Surface treatment for some of the raised mosaic-like design elements include adding in sand, mica, and clear and amber-colored glass fragments. It appears that some of these treatments took place when the plaster was wet, others were applied to the top of cured plaster, and others were included in a mix of plaster when the particular design element was cast.
Conservation of the Disney Tile
During a conservation assessment prior to exhibition, it was determined that the object needed treatment and stabilization before it could be displayed. The plaster was in good structural condition with minor abrasion and flaking occurring along the edges and corners. The surface was covered with loose surface dirt, scattered areas of embedded dirt, and grime that adhered to the surface and embedded in the pores of the plaster. Uneven discoloration resulted in a “halo” effect around the outer side and top edges of the front of the object.
There were areas where the mosaic-like sections of the surface design were loose and cracked—where the glass and sand surface treatments were unstable and in danger of becoming lost.
To prepare the object for display, we carried out various methods of treatment. First, the surface was cleaned with light brushing and a low-suction vacuum to ensure that inclusions were not dislodged. The background surface and stable raised areas with inclusions were surface-cleaned further with a Staedtler Mars Plastic Eraser. The surface was then vacuumed again to remove eraser residue.
Areas of loose inclusions, glass, mica, and other surface decoration were stabilized by preconsolidation with Aquazol 500 (poly-2-ethyl-oxazoline) in isopropanol. Once dry, the area was the consolidated with 5% B-72 (ethyl methacrylate) in acetone. The combination of these two adhesive systems allowed for the areas to be stabilized without discoloring the surface.
Japanese paper impregnated with an acrylic adhesive was used to support the areas of exposed internal wire. This was used in the area of the missing plaster in the flag shape at the top of the artwork and along the edge of the exposed wire of the reddish/brown plaster loss near the bottom of the artwork. Once the paper fill had dried on the flag shape, the surface was covered with Flugger’s Acrylic Spackle. This particular acrylic spackle (butyl methacrylate and calcium carbonate) was chosen because it provided a fine, smooth surface that can be easily finished with sandpaper resulting in a surface that is ready to take any paint or coating that needs to be applied.
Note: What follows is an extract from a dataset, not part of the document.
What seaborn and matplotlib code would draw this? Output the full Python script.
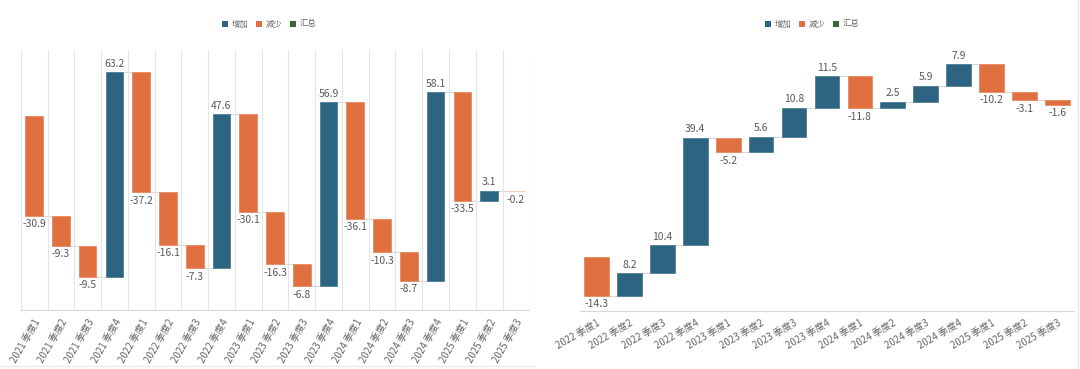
import matplotlib

matplotlib.use("Agg")
import matplotlib.pyplot as plt
import numpy as np
import pandas as pd
import seaborn as sns
from matplotlib.lines import Line2D
from matplotlib.patches import Patch

# data
left_quarters = [
    "2021 季度1", "2021 季度2", "2021 季度3", "2021 季度4",
    "2022 季度1", "2022 季度2", "2022 季度3", "2022 季度4",
    "2023 季度1", "2023 季度2", "2023 季度3", "2023 季度4",
    "2024 季度1", "2024 季度2", "2024 季度3", "2024 季度4",
    "2025 季度1", "2025 季度2", "2025 季度3",
]
left_changes = [
    -30.9, -9.3, -9.5, 63.2,
    -37.2, -16.1, -7.3, 47.6,
    -30.1, -16.3, -6.8, 56.9,
    -36.1, -10.3, -8.7, 58.1,
    -33.5, 3.1, -0.2,
]

right_quarters = [
    "2022 季度1", "2022 季度2", "2022 季度3", "2022 季度4",
    "2023 季度1", "2023 季度2", "2023 季度3", "2023 季度4",
    "2024 季度1", "2024 季度2", "2024 季度3", "2024 季度4",
    "2025 季度1", "2025 季度2", "2025 季度3",
]
right_changes = [
    -14.3, 8.2, 10.4, 39.4,
    -5.2, 5.6, 10.8, 11.5,
    -11.8, 2.5, 5.9, 7.9,
    -10.2, -3.1, -1.6,
]

legend_labels = ["增加", "减少", "汇总"]

up_color = "#2c6482"
down_color = "#e07040"
total_color = "#2e6b37"
value_color = "#595959"
tick_color = "#666666"
line_color = "#d9d9d9"
grid_color = "#e4e4e4"

sns.set_theme(style="white")
plt.rcParams["font.family"] = ["Noto Sans CJK SC", "DejaVu Sans"]


def waterfall(ax, quarters, changes, bar_width, rotation, ylim, vgrid):
    changes = np.asarray(changes, dtype=float)
    end = np.cumsum(changes)
    start = end - changes
    df = pd.DataFrame(
        {
            "quarter": quarters,
            "height": np.abs(changes),
            "bottom": np.minimum(start, end),
        }
    )
    sns.barplot(
        data=df,
        x="quarter",
        y="height",
        bottom=df["bottom"].to_numpy(),
        width=bar_width,
        color=up_color,
        errorbar=None,
        ax=ax,
    )
    bars = list(ax.patches)
    for bar, d in zip(bars, changes):
        c = up_color if d >= 0 else down_color
        bar.set_facecolor(c)
        bar.set_edgecolor(c)
        bar.set_linewidth(0.4)
        if abs(d) < 1:
            bar.set_alpha(0.6)

    # connectors between bars
    for i in range(len(bars) - 1):
        x0 = bars[i].get_x() + bars[i].get_width()
        x1 = bars[i + 1].get_x()
        ax.plot([x0, x1], [end[i], end[i]], color=line_color, lw=0.8, zorder=0)

    # value labels
    for bar, d, s, e in zip(bars, changes, start, end):
        xc = bar.get_x() + bar.get_width() / 2
        if d >= 0:
            ax.annotate(f"{d:.1f}", (xc, max(s, e)), xytext=(0, 2.5),
                        textcoords="offset points", ha="center", va="bottom",
                        fontsize=7.5, color=value_color)
        else:
            ax.annotate(f"{d:.1f}", (xc, min(s, e)), xytext=(0, -2.5),
                        textcoords="offset points", ha="center", va="top",
                        fontsize=7.5, color=value_color)

    n = len(quarters)
    ax.set_xlim(-0.5, n - 0.5)
    ax.set_ylim(*ylim)
    ax.set_yticks([])
    ax.set_xlabel("")
    ax.set_ylabel("")
    ax.tick_params(axis="x", which="both", length=0, pad=5, labelsize=7,
                   labelcolor=tick_color)
    for lab in ax.get_xticklabels():
        lab.set_rotation(rotation)
        lab.set_ha("right")
        lab.set_rotation_mode("anchor")
    if vgrid:
        ax.set_xticks(np.arange(-0.5, n), minor=True)
        ax.grid(which="minor", axis="x", color=grid_color, lw=0.8)
        ax.set_axisbelow(True)
    for side in ["top", "left", "right"]:
        ax.spines[side].set_visible(False)
    ax.spines["bottom"].set_color(line_color)
    ax.spines["bottom"].set_linewidth(0.8)


fig = plt.figure(figsize=(10.8, 3.69), dpi=100)
ax1 = fig.add_axes([0.0192, 0.1599, 0.4709, 0.7046])
ax2 = fig.add_axes([0.537, 0.157, 0.4574, 0.707])

waterfall(ax1, left_quarters, left_changes, 0.66, 60, (-60, 20.3), True)
waterfall(ax2, right_quarters, right_changes, 0.75, 30, (-20, 76), False)

handles = [Patch(facecolor=c, edgecolor="none") for c in [up_color, down_color, total_color]]
for cx in [0.249, 0.752]:
    fig.legend(
        handles,
        legend_labels,
        loc="center",
        bbox_to_anchor=(cx, 0.935),
        ncol=3,
        frameon=False,
        fontsize=6,
        handlelength=0.75,
        handleheight=0.75,
        handletextpad=0.4,
        columnspacing=0.9,
        labelcolor=tick_color,
    )

# faint card edges
fig.add_artist(Line2D([1078 / 1080] * 2, [0, 1], transform=fig.transFigure,
                      color="#e8e8e8", lw=1))
fig.add_artist(Line2D([0, 535 / 1080], [3 / 369] * 2, transform=fig.transFigure,
                      color="#ececec", lw=1))

fig.savefig("out.png", dpi=100)
plt.close(fig)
The area was then shaped with fine sand paper and toned with Gamblin Conservation Colors. Gamblin Conservation Colors are made up of a low molecular weight resin and were chosen for use in this treatment because they retain their solubility in mild solvents that are safe for the conservator to work with and safe for the original media on the object. They remain easily reversible over time, are stable upon aging, and have excellent optical and working properties that allow conservators ease in addressing different painted styles and techniques. In the case of this mosaic, the combination of the chosen spackle and Gamblin Conservation Colors resulted in fills that were stable, easily reversible, and visually integrated well with the original materials.
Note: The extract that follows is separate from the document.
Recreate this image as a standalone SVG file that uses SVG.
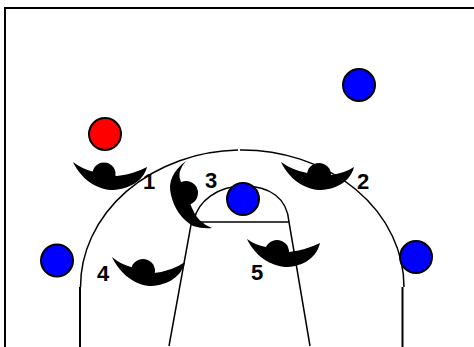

The two sections that were bent out of plane were heated with an air gun and then bent back into position. Once moved, the break edges near the background were covered with Japanese paper. The beauty of the fill described allows the object to be presented how it was originally intended to be seen; however, the fills can be easily removed.
To improve the overall appearance, stain reduction was carried out using paper pulp as a poultice with distilled water and ethanol—repeated until the stain could no longer be reduced.
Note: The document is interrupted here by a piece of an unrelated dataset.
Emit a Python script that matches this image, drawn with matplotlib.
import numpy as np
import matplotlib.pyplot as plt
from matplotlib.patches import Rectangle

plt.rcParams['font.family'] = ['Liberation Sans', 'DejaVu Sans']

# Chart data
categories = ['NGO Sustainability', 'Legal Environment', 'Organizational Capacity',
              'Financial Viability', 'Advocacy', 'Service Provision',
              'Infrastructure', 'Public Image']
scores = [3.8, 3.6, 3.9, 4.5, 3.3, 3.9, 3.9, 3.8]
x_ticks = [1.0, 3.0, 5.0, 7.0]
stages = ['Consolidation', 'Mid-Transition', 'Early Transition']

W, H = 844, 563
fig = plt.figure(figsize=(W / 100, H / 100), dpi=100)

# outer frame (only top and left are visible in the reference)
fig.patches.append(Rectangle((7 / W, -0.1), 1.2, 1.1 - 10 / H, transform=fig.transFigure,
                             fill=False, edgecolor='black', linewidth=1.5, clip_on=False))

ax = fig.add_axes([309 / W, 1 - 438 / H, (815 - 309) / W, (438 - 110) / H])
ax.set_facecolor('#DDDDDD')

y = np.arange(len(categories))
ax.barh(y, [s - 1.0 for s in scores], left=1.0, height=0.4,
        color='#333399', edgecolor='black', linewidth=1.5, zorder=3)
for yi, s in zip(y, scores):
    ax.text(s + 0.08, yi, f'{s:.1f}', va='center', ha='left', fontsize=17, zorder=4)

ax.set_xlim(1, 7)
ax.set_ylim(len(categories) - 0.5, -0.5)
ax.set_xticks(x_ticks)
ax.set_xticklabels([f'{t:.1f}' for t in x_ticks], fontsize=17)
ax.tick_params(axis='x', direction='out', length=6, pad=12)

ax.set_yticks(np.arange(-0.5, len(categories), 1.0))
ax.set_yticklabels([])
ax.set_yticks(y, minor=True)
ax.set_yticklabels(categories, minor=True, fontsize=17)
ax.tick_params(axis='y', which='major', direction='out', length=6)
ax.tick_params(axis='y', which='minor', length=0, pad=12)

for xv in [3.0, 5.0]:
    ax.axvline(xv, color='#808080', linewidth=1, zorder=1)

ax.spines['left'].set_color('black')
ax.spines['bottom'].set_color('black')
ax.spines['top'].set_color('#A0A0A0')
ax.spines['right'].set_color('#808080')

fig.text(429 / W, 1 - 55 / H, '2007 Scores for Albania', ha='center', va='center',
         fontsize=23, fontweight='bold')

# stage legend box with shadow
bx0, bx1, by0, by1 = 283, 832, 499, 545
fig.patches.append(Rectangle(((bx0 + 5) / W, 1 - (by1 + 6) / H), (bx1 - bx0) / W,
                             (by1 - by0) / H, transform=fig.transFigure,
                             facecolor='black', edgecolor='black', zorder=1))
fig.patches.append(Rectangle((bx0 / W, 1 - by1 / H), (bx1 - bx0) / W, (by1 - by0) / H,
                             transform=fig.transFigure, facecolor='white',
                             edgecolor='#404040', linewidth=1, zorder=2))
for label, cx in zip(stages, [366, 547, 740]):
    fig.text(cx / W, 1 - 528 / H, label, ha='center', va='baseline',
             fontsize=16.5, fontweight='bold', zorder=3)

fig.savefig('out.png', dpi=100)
The object is held in the frame by its own weight. There were no visible indications of mechanical attachments and the object lifts slightly when pressure is placed on the back. The frame itself appears to be bowing slightly along the edges due to the weight of the object and it was highly recommended that the object not be exhibited in the upright position. When displayed in the Mary Blair exhibition, the object was displayed on a slant with a support that carried the weight of the plaster. The support, built and created by the team of preparators at The Walt Disney Family Museum, was also able to reinforce the object when it was returned to its permanent storage location while not on display.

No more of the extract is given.